Aim — Repeat the material verbatim and drop the pictures.

Given material —
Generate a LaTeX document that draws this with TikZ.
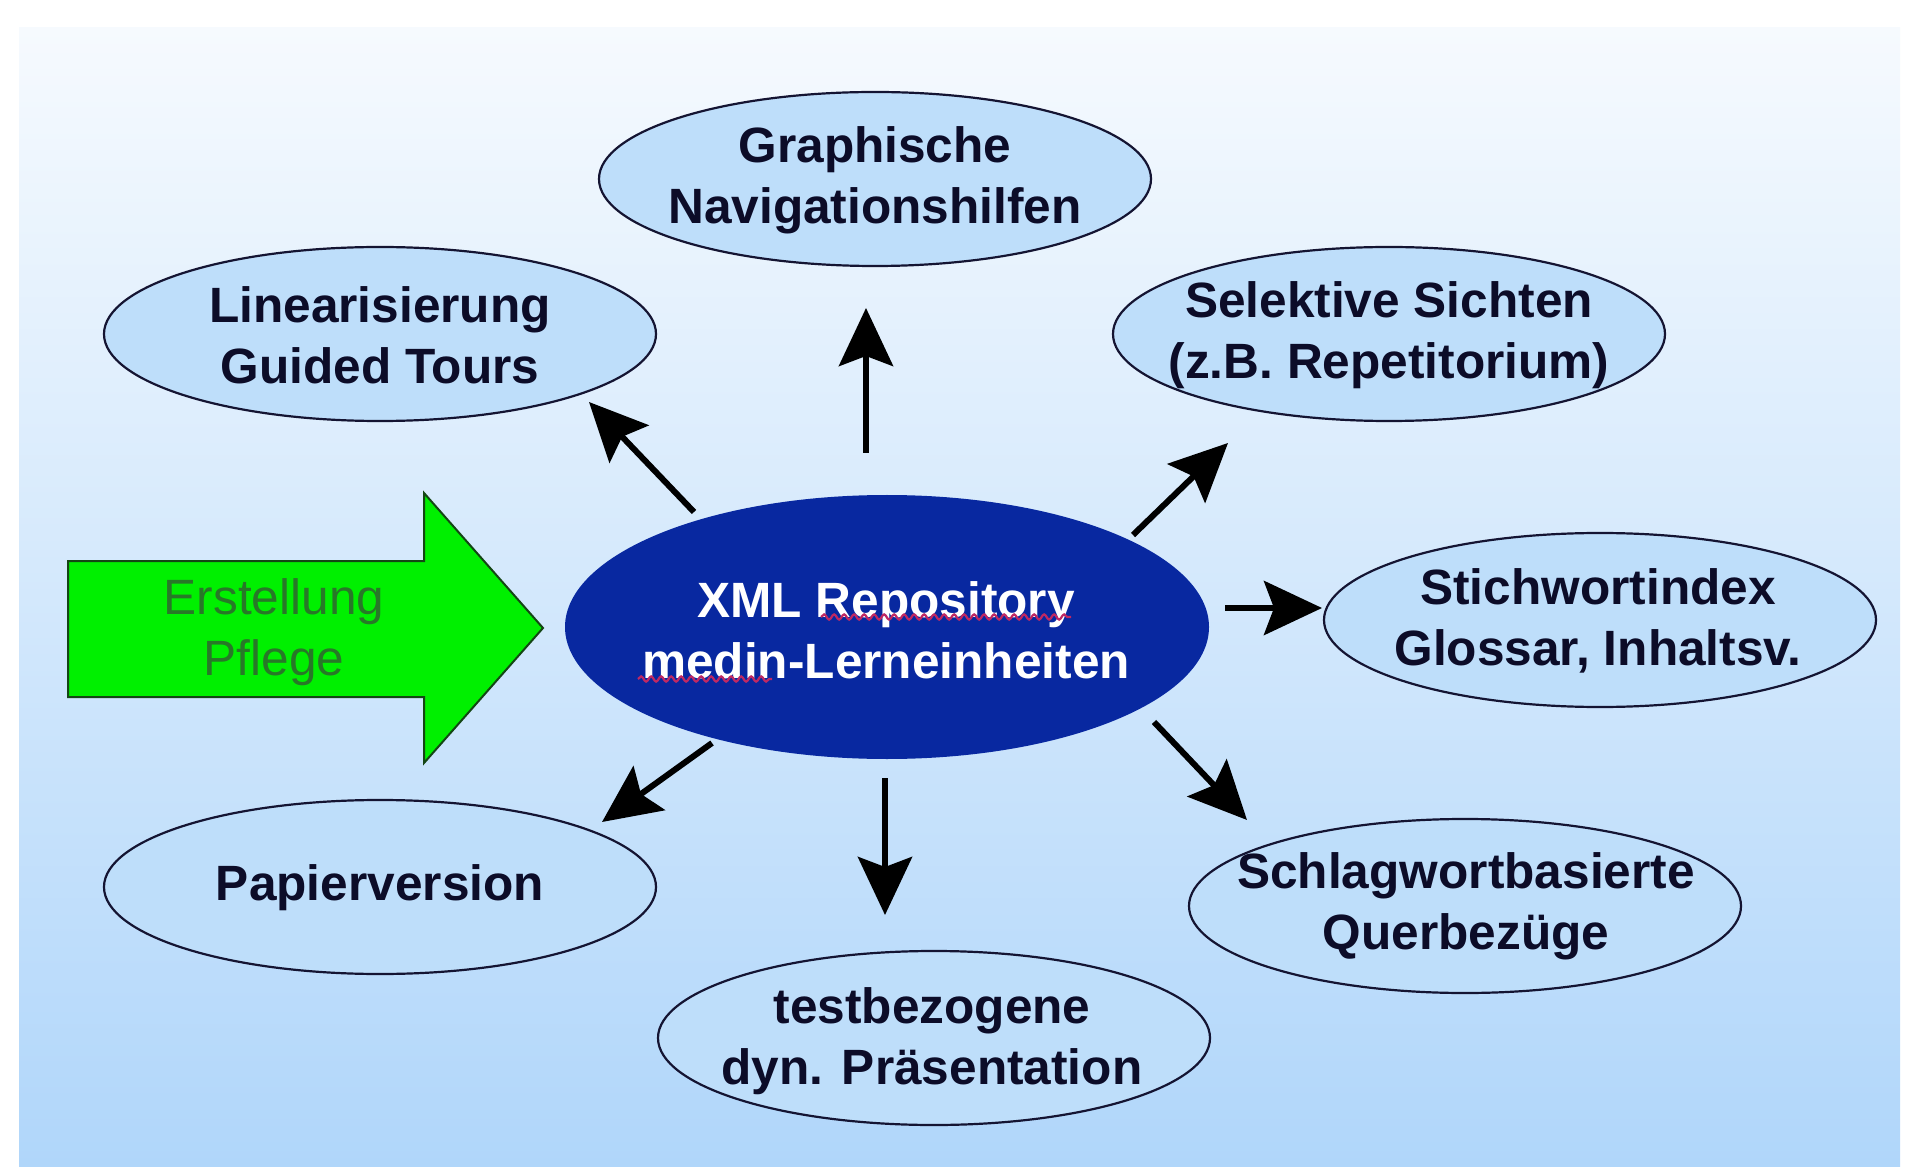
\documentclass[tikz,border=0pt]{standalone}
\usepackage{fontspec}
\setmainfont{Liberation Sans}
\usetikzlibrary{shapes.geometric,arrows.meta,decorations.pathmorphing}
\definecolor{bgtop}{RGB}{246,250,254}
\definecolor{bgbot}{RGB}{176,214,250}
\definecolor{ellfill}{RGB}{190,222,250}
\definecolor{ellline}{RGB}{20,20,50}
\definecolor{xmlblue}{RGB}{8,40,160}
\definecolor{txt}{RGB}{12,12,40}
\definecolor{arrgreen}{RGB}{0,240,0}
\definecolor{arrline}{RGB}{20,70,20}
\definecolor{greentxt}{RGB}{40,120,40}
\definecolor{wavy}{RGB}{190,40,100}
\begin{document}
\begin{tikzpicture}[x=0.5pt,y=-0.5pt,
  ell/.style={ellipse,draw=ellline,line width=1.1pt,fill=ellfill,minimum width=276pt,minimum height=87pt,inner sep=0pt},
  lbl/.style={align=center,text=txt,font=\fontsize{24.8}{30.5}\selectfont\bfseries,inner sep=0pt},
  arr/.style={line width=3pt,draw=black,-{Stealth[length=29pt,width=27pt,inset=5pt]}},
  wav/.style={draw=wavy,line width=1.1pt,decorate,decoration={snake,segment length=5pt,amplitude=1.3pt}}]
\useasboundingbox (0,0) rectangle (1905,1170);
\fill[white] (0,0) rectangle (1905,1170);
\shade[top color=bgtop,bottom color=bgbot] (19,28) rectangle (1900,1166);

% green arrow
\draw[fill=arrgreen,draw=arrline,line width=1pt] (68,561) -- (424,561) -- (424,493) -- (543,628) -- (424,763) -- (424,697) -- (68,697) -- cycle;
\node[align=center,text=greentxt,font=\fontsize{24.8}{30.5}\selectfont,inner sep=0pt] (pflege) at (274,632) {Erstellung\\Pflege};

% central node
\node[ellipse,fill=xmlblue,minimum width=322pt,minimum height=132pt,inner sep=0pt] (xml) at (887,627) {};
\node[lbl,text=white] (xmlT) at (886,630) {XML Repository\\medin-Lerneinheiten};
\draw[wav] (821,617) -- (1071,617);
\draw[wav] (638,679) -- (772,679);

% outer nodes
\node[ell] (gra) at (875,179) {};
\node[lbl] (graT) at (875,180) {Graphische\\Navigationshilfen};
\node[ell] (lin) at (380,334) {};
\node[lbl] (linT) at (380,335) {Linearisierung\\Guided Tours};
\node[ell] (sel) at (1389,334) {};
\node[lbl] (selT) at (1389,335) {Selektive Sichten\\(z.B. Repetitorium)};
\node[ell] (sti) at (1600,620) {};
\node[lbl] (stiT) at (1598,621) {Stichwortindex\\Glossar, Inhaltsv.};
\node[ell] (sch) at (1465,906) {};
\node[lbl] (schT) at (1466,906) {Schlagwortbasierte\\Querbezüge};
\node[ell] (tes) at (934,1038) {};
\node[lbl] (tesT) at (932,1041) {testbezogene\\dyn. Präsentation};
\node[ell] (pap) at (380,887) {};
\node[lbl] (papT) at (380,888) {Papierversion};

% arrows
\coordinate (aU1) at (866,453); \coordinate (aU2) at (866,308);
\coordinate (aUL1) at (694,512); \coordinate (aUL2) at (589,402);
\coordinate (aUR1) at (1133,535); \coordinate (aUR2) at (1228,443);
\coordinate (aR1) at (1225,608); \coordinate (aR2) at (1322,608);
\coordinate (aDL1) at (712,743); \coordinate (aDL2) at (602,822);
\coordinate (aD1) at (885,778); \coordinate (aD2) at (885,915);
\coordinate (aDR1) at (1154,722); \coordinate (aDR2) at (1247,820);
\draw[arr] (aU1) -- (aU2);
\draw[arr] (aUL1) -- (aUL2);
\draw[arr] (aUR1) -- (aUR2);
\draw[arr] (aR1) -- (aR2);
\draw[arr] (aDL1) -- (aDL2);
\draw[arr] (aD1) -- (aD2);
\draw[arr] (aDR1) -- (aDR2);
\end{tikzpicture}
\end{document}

Response to the exercise —
Generate a LaTeX document that draws this with TikZ.
\documentclass[tikz,border=0pt]{standalone}
\usepackage{fontspec}
\setmainfont{Liberation Sans}
\usetikzlibrary{shapes.geometric,arrows.meta,decorations.pathmorphing}
\definecolor{bgtop}{RGB}{246,250,254}
\definecolor{bgbot}{RGB}{176,214,250}
\definecolor{ellfill}{RGB}{190,222,250}
\definecolor{ellline}{RGB}{20,20,50}
\definecolor{xmlblue}{RGB}{8,40,160}
\definecolor{txt}{RGB}{12,12,40}
\definecolor{arrgreen}{RGB}{0,240,0}
\definecolor{arrline}{RGB}{20,70,20}
\definecolor{greentxt}{RGB}{40,120,40}
\definecolor{wavy}{RGB}{190,40,100}
\begin{document}
\begin{tikzpicture}[x=0.5pt,y=-0.5pt,
  ell/.style={ellipse,draw=ellline,line width=1.1pt,fill=ellfill,minimum width=276pt,minimum height=87pt,inner sep=0pt},
  lbl/.style={align=center,text=txt,font=\fontsize{24.8}{30.5}\selectfont\bfseries,inner sep=0pt},
  arr/.style={line width=3pt,draw=black,-{Stealth[length=29pt,width=27pt,inset=5pt]}},
  wav/.style={draw=wavy,line width=1.1pt,decorate,decoration={snake,segment length=5pt,amplitude=1.3pt}}]
\useasboundingbox (0,0) rectangle (1905,1170);
\fill[white] (0,0) rectangle (1905,1170);
\shade[top color=bgtop,bottom color=bgbot] (19,28) rectangle (1900,1166);

% green arrow
\draw[fill=arrgreen,draw=arrline,line width=1pt] (68,561) -- (424,561) -- (424,493) -- (543,628) -- (424,763) -- (424,697) -- (68,697) -- cycle;
\node[align=center,text=greentxt,font=\fontsize{24.8}{30.5}\selectfont,inner sep=0pt] (pflege) at (274,632) {Erstellung\\Pflege};

% central node
\node[ellipse,fill=xmlblue,minimum width=322pt,minimum height=132pt,inner sep=0pt] (xml) at (887,627) {};
\node[lbl,text=white] (xmlT) at (886,630) {XML Repository\\medin-Lerneinheiten};
\draw[wav] (821,617) -- (1071,617);
\draw[wav] (638,679) -- (772,679);

% outer nodes
\node[ell] (gra) at (875,179) {};
\node[lbl] (graT) at (875,180) {Graphische\\Navigationshilfen};
\node[ell] (lin) at (380,334) {};
\node[lbl] (linT) at (380,335) {Linearisierung\\Guided Tours};
\node[ell] (sel) at (1389,334) {};
\node[lbl] (selT) at (1389,335) {Selektive Sichten\\(z.B. Repetitorium)};
\node[ell] (sti) at (1600,620) {};
\node[lbl] (stiT) at (1598,621) {Stichwortindex\\Glossar, Inhaltsv.};
\node[ell] (sch) at (1465,906) {};
\node[lbl] (schT) at (1466,906) {Schlagwortbasierte\\Querbezüge};
\node[ell] (tes) at (934,1038) {};
\node[lbl] (tesT) at (932,1041) {testbezogene\\dyn. Präsentation};
\node[ell] (pap) at (380,887) {};
\node[lbl] (papT) at (380,888) {Papierversion};

% arrows
\coordinate (aU1) at (866,453); \coordinate (aU2) at (866,308);
\coordinate (aUL1) at (694,512); \coordinate (aUL2) at (589,402);
\coordinate (aUR1) at (1133,535); \coordinate (aUR2) at (1228,443);
\coordinate (aR1) at (1225,608); \coordinate (aR2) at (1322,608);
\coordinate (aDL1) at (712,743); \coordinate (aDL2) at (602,822);
\coordinate (aD1) at (885,778); \coordinate (aD2) at (885,915);
\coordinate (aDR1) at (1154,722); \coordinate (aDR2) at (1247,820);
\draw[arr] (aU1) -- (aU2);
\draw[arr] (aUL1) -- (aUL2);
\draw[arr] (aUR1) -- (aUR2);
\draw[arr] (aR1) -- (aR2);
\draw[arr] (aDL1) -- (aDL2);
\draw[arr] (aD1) -- (aD2);
\draw[arr] (aDR1) -- (aDR2);
\end{tikzpicture}
\end{document}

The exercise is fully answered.